Sophie Dolto

Ph.D., French and Francophone Studies

Sophie Dolto’s academic research focuses on Jean-Patrick Manchette, a French crime fiction writer active between 1966 and 1995. For her Masters thesis in Comparative Literature, she analyzed Manchette’s critical texts on early American noir (Dashiell Hammett, James M. Cain and W. R. Burnett), and his claim that this genre was ‘a product of the counter-revolution’. In her current project, she is examining Manchette’s cultural and political influences, in particular the Situationist International and the ultra-left and anarchist traditions. She is specifically exploring how geopolitical events and political debates are conveyed in Manchette's work. She also addresses how Manchette's own political theory of noir forced him to adopt complex auctorial strategies.

Education

Ph.D. Candidate, French and Francophone Studies

Specialisation Certificate in Literature and Aesthetics, Université de Genève (Switzerland)

M.A. in Comparative Literature, Université Paris IV Sorbonne (France)

M.A. in Cultural Professions, Université Paris Ouest Nanterre (France)

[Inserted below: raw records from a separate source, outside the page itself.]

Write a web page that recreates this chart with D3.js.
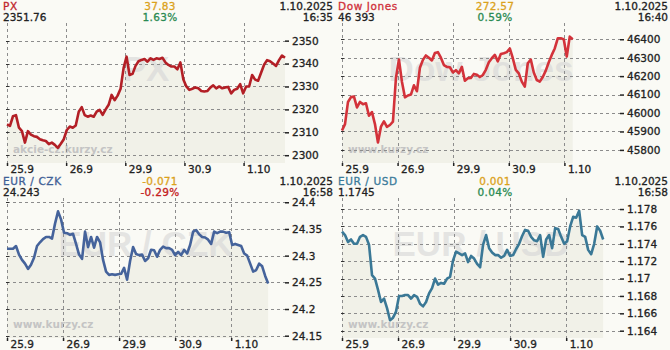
<!DOCTYPE html>
<html>
<head>
<meta charset="utf-8">
<script src="https://cdn.jsdelivr.net/npm/d3@7"></script>
<style>
  body { margin: 0; background: #fafaf5; }
  svg { display: block; }
</style>
</head>
<body>
<div id="chart"></div>
<script>
// day labels, same for all four panels
var days = ["25.9", "26.9", "29.9", "30.9", "1.10"];

// header texts
var titles = ["PX", "Dow Jones", "EUR / CZK", "EUR / USD"];
var lastValues = ["2351.76", "46 393", "24.243", "1.1745"];
var changes = ["37.83", "272.57", "-0.071", "0.001"];
var percents = ["1.63%", "0.59%", "-0.29%", "0.04%"];
var dates = ["1.10.2025", "1.10.2025", "1.10.2025", "1.10.2025"];
var times = ["16:35", "16:40", "16:58", "16:58"];
var sources = ["akcie-cz.kurzy.cz", "www.kurzy.cz", "www.kurzy.cz", "www.kurzy.cz"];

// PX index, evenly spaced samples
var pxValues = [
  2313.5, 2312.8, 2317, 2317.5, 2312, 2310.5, 2305.5, 2310.5, 2309, 2308.3,
  2308, 2307, 2306.5, 2306.2, 2304.8, 2305.5, 2304.5, 2303.2, 2305, 2307,
  2311, 2312.5, 2312, 2313, 2319, 2321, 2317.5, 2316.8, 2317.3, 2316.8,
  2319, 2319.8, 2317.6, 2320, 2322, 2326.3, 2324, 2326, 2329, 2338,
  2343, 2335, 2335.5, 2339, 2341, 2341.6, 2342, 2340.8, 2342.3, 2341.6,
  2342.3, 2342, 2342.5, 2340.5, 2339.4, 2338.7, 2338.7, 2337.5, 2340.5, 2333,
  2330, 2328.5, 2329, 2329.6, 2329.2, 2328, 2327.8, 2328, 2329.5, 2330.5,
  2329.2, 2330, 2329.2, 2329.6, 2329.8, 2327, 2328.5, 2329, 2331, 2327,
  2330, 2330, 2335, 2333, 2332.5, 2336, 2339.5, 2341.5, 2341, 2340,
  2339, 2341.5, 2343.5, 2342.5
];
var pxTicks = [2300, 2310, 2320, 2330, 2340, 2350];

// Dow Jones
var djValues = [
  45905, 45940, 46060, 46086, 46089, 46030, 46060, 46048, 46053, 45985,
  46005, 45940, 45840, 45926, 45955, 45925, 45935, 45953, 46190, 46290,
  46170, 46085, 46095, 46100, 46150, 46118, 46245, 46288, 46312, 46300,
  46285, 46325, 46330, 46300, 46260, 46250, 46248, 46220, 46232, 46215,
  46250, 46175, 46189, 46190, 46212, 46208, 46195, 46206, 46234, 46275,
  46297, 46315, 46280, 46320, 46324, 46330, 46350, 46297, 46234, 46215,
  46170, 46143, 46270, 46290, 46220, 46179, 46170, 46195, 46230, 46275,
  46315, 46350, 46405, 46405, 46400, 46306, 46414, 46400
];
var djTicks = [45800, 45900, 46000, 46100, 46200, 46300, 46400];

// EUR / CZK
var czkValues = [
  24.313, 24.313, 24.313, 24.318, 24.302, 24.292, 24.285, 24.275, 24.283, 24.296,
  24.318, 24.325, 24.331, 24.335, 24.335, 24.332, 24.36, 24.383, 24.368, 24.343,
  24.342, 24.339, 24.341, 24.322, 24.302, 24.294, 24.345, 24.316, 24.335, 24.315,
  24.335, 24.325, 24.292, 24.27, 24.264, 24.265, 24.264, 24.265, 24.266, 24.277,
  24.255, 24.29, 24.316, 24.303, 24.301, 24.302, 24.29, 24.295, 24.311, 24.31,
  24.298, 24.311, 24.317, 24.314, 24.314, 24.311, 24.301, 24.307, 24.301, 24.311,
  24.304, 24.32, 24.345, 24.348, 24.34, 24.335, 24.334, 24.33, 24.322, 24.345,
  24.342, 24.345, 24.345, 24.343, 24.344, 24.32, 24.322, 24.32, 24.318, 24.304,
  24.3, 24.285, 24.27, 24.273, 24.285, 24.28, 24.262, 24.248
];
var czkTicks = [24.15, 24.2, 24.25, 24.3, 24.35, 24.4];

// EUR / USD
var usdValues = [
  1.1754, 1.1750, 1.1742, 1.1745, 1.1740, 1.1740, 1.1748, 1.1750, 1.1748, 1.1739,
  1.1704, 1.1700, 1.1687, 1.1673, 1.1677, 1.1666, 1.1652, 1.1655, 1.1662, 1.1680,
  1.1680, 1.1681, 1.1681, 1.1677, 1.1681, 1.1679, 1.1671, 1.1668, 1.1673, 1.1683,
  1.1689, 1.1700, 1.1693, 1.1695, 1.1694, 1.1700, 1.1702, 1.1721, 1.1731, 1.1729,
  1.1727, 1.1729, 1.1719, 1.1726, 1.1723, 1.1717, 1.1713, 1.1739, 1.1750, 1.1735,
  1.1730, 1.1727, 1.1727, 1.1724, 1.1726, 1.1733, 1.1726, 1.1727, 1.1734, 1.1740,
  1.1749, 1.1756, 1.1755, 1.1748, 1.1744, 1.1743, 1.1750, 1.1725, 1.1745, 1.1750,
  1.1735, 1.1758, 1.1757, 1.1748, 1.1740, 1.1743, 1.1760, 1.1771, 1.1770, 1.1778,
  1.1750, 1.1748, 1.1733, 1.1728, 1.1740, 1.1760, 1.1755, 1.1745
];
var usdTicks = [1.164, 1.166, 1.168, 1.17, 1.172, 1.174, 1.176, 1.178];

var W = 670, H = 350;
var plot = {left: 7, right: 285, top: 23, bottom: 163};
var font = "'DejaVu Sans', Verdana, sans-serif";

// span = visible days on the x axis, end = where the data stops (in days)
var panels = [
  {x: 0,   y: 0,   values: pxValues,  ticks: pxTicks,  yMin: 2296.6, yMax: 2357.7, span: 4.70, end: 4.70,
   line: "#b31f26", title: "#c0232b"},
  {x: 335, y: 0,   values: djValues,  ticks: djTicks,  yMin: 45729, yMax: 46488, span: 5.0, end: 4.15,
   line: "#d3323a", title: "#d0303a"},
  {x: 0,   y: 175, values: czkValues, ticks: czkTicks, yMin: 24.1457, yMax: 24.408, span: 4.96, end: 4.66,
   line: "#45639b", title: "#3f5f96"},
  {x: 335, y: 175, values: usdValues, ticks: usdTicks, yMin: 1.16316, yMax: 1.17927, span: 4.96, end: 4.66,
   line: "#3a7896", title: "#3a7a9a"}
];

var svg = d3.select("#chart").append("svg")
    .attr("width", W)
    .attr("height", H);

svg.append("rect")
    .attr("width", W)
    .attr("height", H)
    .attr("fill", "#fafaf5");

panels.forEach(drawPanel);

// thicker text, the original is drawn without smoothing
function heavy(sel, color) {
  sel.style("font-family", font)
     .style("font-size", "10.5px")
     .attr("fill", color)
     .attr("stroke", color)
     .attr("stroke-width", 0.3);
}

function drawPanel(p, i) {
  var g = svg.append("g")
      .attr("transform", "translate(" + p.x + "," + p.y + ")");

  var x = d3.scaleLinear().domain([0, p.span]).range([plot.left, plot.right]);
  var y = d3.scaleLinear().domain([p.yMin, p.yMax]).range([plot.bottom, plot.top]);
  var n = p.values.length;
  var px = function(d, j) { return x(p.end * j / (n - 1)); };

  // shaded area under the line
  g.append("path")
      .datum(p.values)
      .attr("fill", "#f1f1e8")
      .attr("d", d3.area().x(px).y0(plot.bottom).y1(function(d) { return y(d); }));

  // big watermark
  g.append("text")
      .attr("x", (plot.left + plot.right) / 2)
      .attr("y", 81)
      .attr("text-anchor", "middle")
      .style("font-family", "'Liberation Sans', Arial, sans-serif")
      .style("font-weight", "bold")
      .style("font-size", "35px")
      .attr("fill", "#d6d6d6")
      .attr("fill-opacity", 0.6)
      .text(titles[i]);

  // source watermark
  g.append("text")
      .attr("x", 13)
      .attr("y", 153)
      .style("font-family", font)
      .style("font-weight", "bold")
      .style("font-size", "10.5px")
      .attr("fill", "#c4c4c4")
      .text(sources[i]);

  // grid
  g.selectAll(".hgrid")
      .data(p.ticks)
    .enter().append("line")
      .attr("x1", plot.left)
      .attr("x2", plot.right)
      .attr("y1", function(d) { return Math.round(y(d)) + 0.5; })
      .attr("y2", function(d) { return Math.round(y(d)) + 0.5; })
      .attr("stroke", "#8c8c8c")
      .attr("stroke-dasharray", "3,3");

  g.selectAll(".vgrid")
      .data(days)
    .enter().append("line")
      .attr("x1", function(d, j) { return Math.round(x(j)) + 0.5; })
      .attr("x2", function(d, j) { return Math.round(x(j)) + 0.5; })
      .attr("y1", plot.top)
      .attr("y2", plot.bottom)
      .attr("stroke", "#8c8c8c")
      .attr("stroke-dasharray", "3,3");

  // little marks on the left edge
  g.selectAll(".lmark")
      .data(p.ticks)
    .enter().append("line")
      .attr("x1", plot.left - 1)
      .attr("x2", plot.left + 2)
      .attr("y1", function(d) { return Math.round(y(d)) + 0.5; })
      .attr("y2", function(d) { return Math.round(y(d)) + 0.5; })
      .attr("stroke", "#333");

  // y axis on the right
  var yAxis = g.append("g")
      .attr("transform", "translate(" + plot.right + ",0)")
      .call(d3.axisRight(y).tickValues(p.ticks).tickSize(4).tickPadding(3).tickFormat(d3.format("~g")));
  yAxis.select(".domain").remove();
  yAxis.selectAll("line").attr("stroke", "#222").attr("stroke-width", 1.5);
  heavy(yAxis.selectAll("text"), "#222");

  // x axis
  var xAxis = g.append("g")
      .attr("transform", "translate(0," + plot.bottom + ")")
      .call(d3.axisBottom(x).tickValues(d3.range(days.length)).tickSize(3)
          .tickFormat(function(j) { return days[j]; }));
  xAxis.select(".domain").remove();
  xAxis.selectAll("line").attr("stroke", "#222").attr("stroke-width", 1.5);
  xAxis.selectAll("text")
      .attr("x", 3)
      .attr("y", 3)
      .style("text-anchor", "start");
  heavy(xAxis.selectAll("text"), "#222");

  // the price line
  g.append("path")
      .datum(p.values)
      .attr("fill", "none")
      .attr("stroke", p.line)
      .attr("stroke-width", 2.6)
      .attr("stroke-linejoin", "round")
      .attr("d", d3.line().x(px).y(function(d) { return y(d); }));

  // header
  var neg = changes[i].charAt(0) == "-";
  var head = [
    {t: titles[i], x: 3, y: 10, a: "start", c: p.title, ls: 0.6},
    {t: lastValues[i], x: 3, y: 21, a: "start", c: "#222", ls: 0},
    {t: changes[i], x: 160, y: 10, a: "middle", c: "#dba21c", ls: 0.3},
    {t: percents[i], x: 160, y: 21, a: "middle", c: neg ? "#c42020" : "#2a8a52", ls: 0.3},
    {t: dates[i], x: 333, y: 10, a: "end", c: "#222", ls: 0},
    {t: times[i], x: 333, y: 21, a: "end", c: "#222", ls: 0}
  ];
  g.selectAll(".head")
      .data(head)
    .enter().append("text")
      .attr("x", function(d) { return d.x; })
      .attr("y", function(d) { return d.y; })
      .attr("text-anchor", function(d) { return d.a; })
      .style("letter-spacing", function(d) { return d.ls + "px"; })
      .text(function(d) { return d.t; })
      .each(function(d) { heavy(d3.select(this), d.c); });
}
</script>
</body>
</html>
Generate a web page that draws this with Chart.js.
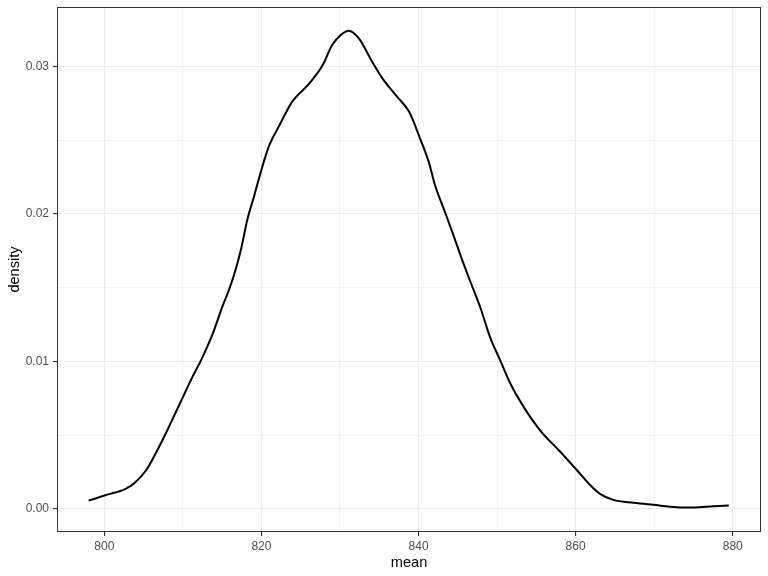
<!DOCTYPE html>
<html>
<head>
<meta charset="utf-8">
<title>density of mean</title>
<script src="https://cdn.jsdelivr.net/npm/chart.js@4/dist/chart.umd.min.js"></script>
<style>
  html, body { margin: 0; padding: 0; background: #fff; }
  canvas { display: block; }
</style>
</head>
<body>
<canvas id="densityChart" width="768" height="576"></canvas>
<script>
// values
const meanValues = [
  798.0, 800.0, 802.7, 803.8, 805.3, 806.5, 807.8, 808.9, 810.0, 811.2,
  812.5, 813.8, 815.0, 815.9, 816.7, 817.4, 818.2, 819.1, 820.0, 821.0,
  822.3, 823.9, 826.1, 827.8, 829.0, 830.1, 831.1, 832.4, 834.1, 835.4,
  837.1, 838.8, 840.2, 841.3, 842.1, 843.2, 844.3, 845.4, 846.6, 847.9,
  849.1, 850.4, 851.7, 853.4, 855.5, 858.1, 860.2, 861.9, 863.1, 864.8,
  867.4, 869.9, 872.9, 875.0, 877.6, 879.5
];
const densityValues = [
  0.00056, 0.0009, 0.00136, 0.00174, 0.0026, 0.00373, 0.00509, 0.00633, 0.00758, 0.00893,
  0.01029, 0.01188, 0.01368, 0.01490, 0.01620, 0.01760, 0.01960, 0.02127, 0.02300, 0.02466,
  0.02602, 0.0276, 0.02885, 0.03009, 0.03145, 0.03213, 0.03242, 0.0319, 0.03031, 0.02919,
  0.02805, 0.02692, 0.02511, 0.02353, 0.02194, 0.02036, 0.01877, 0.0171, 0.01540, 0.01360,
  0.01165, 0.01007, 0.00848, 0.0069, 0.00531, 0.00384, 0.0026, 0.00158, 0.00102, 0.00061,
  0.00041, 0.00027, 0.00011, 0.00009, 0.00018, 0.00022
];

// axis ticks (major labelled, minor only as grid lines)
const xMajorTicks = [800, 820, 840, 860, 880];
const xMinorTicks = [810, 830, 850, 870];
const yMajorTicks = [0, 0.01, 0.02, 0.03];
const yMinorTicks = [0.005, 0.015, 0.025];
const xTitle = 'mean';
const yTitle = 'density';

(function () {
  'use strict';

  const gridColor = '#EBEBEB';
  const inkColor = '#333333';
  const tickText = '#4D4D4D';
  const fontFamily = '"Liberation Sans", Arial, sans-serif';

  function isMajor(list, v) {
    return list.some(t => Math.abs(t - v) < 1e-9);
  }

  // replace auto ticks with the fixed major + minor set
  function setTicks(major, minor) {
    return function (scale) {
      scale.ticks = major.concat(minor).sort((a, b) => a - b).map(v => ({ value: v }));
    };
  }

  // draw the dark panel frame like theme_bw
  const panelBorder = {
    id: 'panelBorder',
    afterDatasetsDraw(chart) {
      const { ctx, chartArea: a } = chart;
      ctx.save();
      ctx.strokeStyle = inkColor;
      ctx.lineWidth = 1;
      ctx.strokeRect(a.left + 0.5, a.top + 0.5, a.right - a.left - 1, a.bottom - a.top - 1);
      ctx.restore();
    }
  };

  const points = meanValues.map((m, i) => ({ x: m, y: densityValues[i] }));

  new Chart(document.getElementById('densityChart'), {
    type: 'line',
    data: {
      datasets: [{
        data: points,
        borderColor: '#000000',
        borderWidth: 2,
        pointRadius: 0,
        fill: false,
        cubicInterpolationMode: 'monotone'
      }]
    },
    options: {
      responsive: false,
      animation: false,
      layout: { padding: { top: 7, right: 7, left: 0, bottom: 0 } },
      plugins: {
        legend: { display: false },
        tooltip: { enabled: false }
      },
      scales: {
        x: {
          type: 'linear',
          min: 793.97,
          max: 883.6,
          afterBuildTicks: setTicks(xMajorTicks, xMinorTicks),
          afterFit(scale) {
            scale.height = 44;
            scale.paddingLeft = 0;
            scale.paddingRight = 0;
          },
          border: { display: false },
          grid: {
            color: gridColor,
            lineWidth: ctx => isMajor(xMajorTicks, ctx.tick.value) ? 1.1 : 0.6,
            tickLength: 4,
            tickColor: ctx => isMajor(xMajorTicks, ctx.tick.value) ? inkColor : 'rgba(0,0,0,0)'
          },
          ticks: {
            autoSkip: false,
            maxRotation: 0,
            padding: 3,
            color: tickText,
            font: { family: fontFamily, size: 12 },
            callback: v => isMajor(xMajorTicks, v) ? String(v) : ''
          },
          title: {
            display: true,
            text: xTitle,
            color: '#000000',
            font: { family: fontFamily, size: 14.6 },
            padding: { top: 0, bottom: 4 }
          }
        },
        y: {
          type: 'linear',
          min: -0.00157,
          max: 0.03403,
          afterBuildTicks: setTicks(yMajorTicks, yMinorTicks),
          afterFit(scale) {
            scale.width = 57;
            scale.paddingTop = 0;
            scale.paddingBottom = 0;
          },
          border: { display: false },
          grid: {
            color: gridColor,
            lineWidth: ctx => isMajor(yMajorTicks, ctx.tick.value) ? 1.1 : 0.6,
            tickLength: 4,
            tickColor: ctx => isMajor(yMajorTicks, ctx.tick.value) ? inkColor : 'rgba(0,0,0,0)'
          },
          ticks: {
            autoSkip: false,
            padding: 4,
            color: tickText,
            font: { family: fontFamily, size: 12 },
            callback: v => isMajor(yMajorTicks, v) ? v.toFixed(2) : ''
          },
          title: {
            display: true,
            text: yTitle,
            color: '#000000',
            font: { family: fontFamily, size: 14.6 },
            padding: { top: 6, bottom: 0 }
          }
        }
      }
    },
    plugins: [panelBorder]
  });
})();
</script>
</body>
</html>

B.A. in Modern Literature, Université Paris IV Sorbonne (France)

Research Interests
  • French and American crime fiction
  • 20th-century avant-gardes (Dada in Berlin, in Paris and in Zurich ; Surrealism, Lettrist International, Situationist International)
  • Karl Marx, Marxist theory, history of political thought
  • Internationalist anti-colonialism
  • Illegalist literature (bank robbers autobiographies, critique of work, “teppisme”)

   

Courses Taught

Instructor of FREN 130, 140 and 134 (Intermediate French).

Selected Publications

Sophie Dolto and Nedjib Sidi Moussa, “The Situationists’ Anticolonialism: An Internationalist Perspective”, in Hemmens, Alastair and Gabriel Zacarias (ed.), The Situationist International: A Critical Handbook. London: Pluto Press, 2020.

Affiliations

FIGS (French and Italian Graduate Society) : co-president  (2016-2017), roundtable organizer (2019-2020).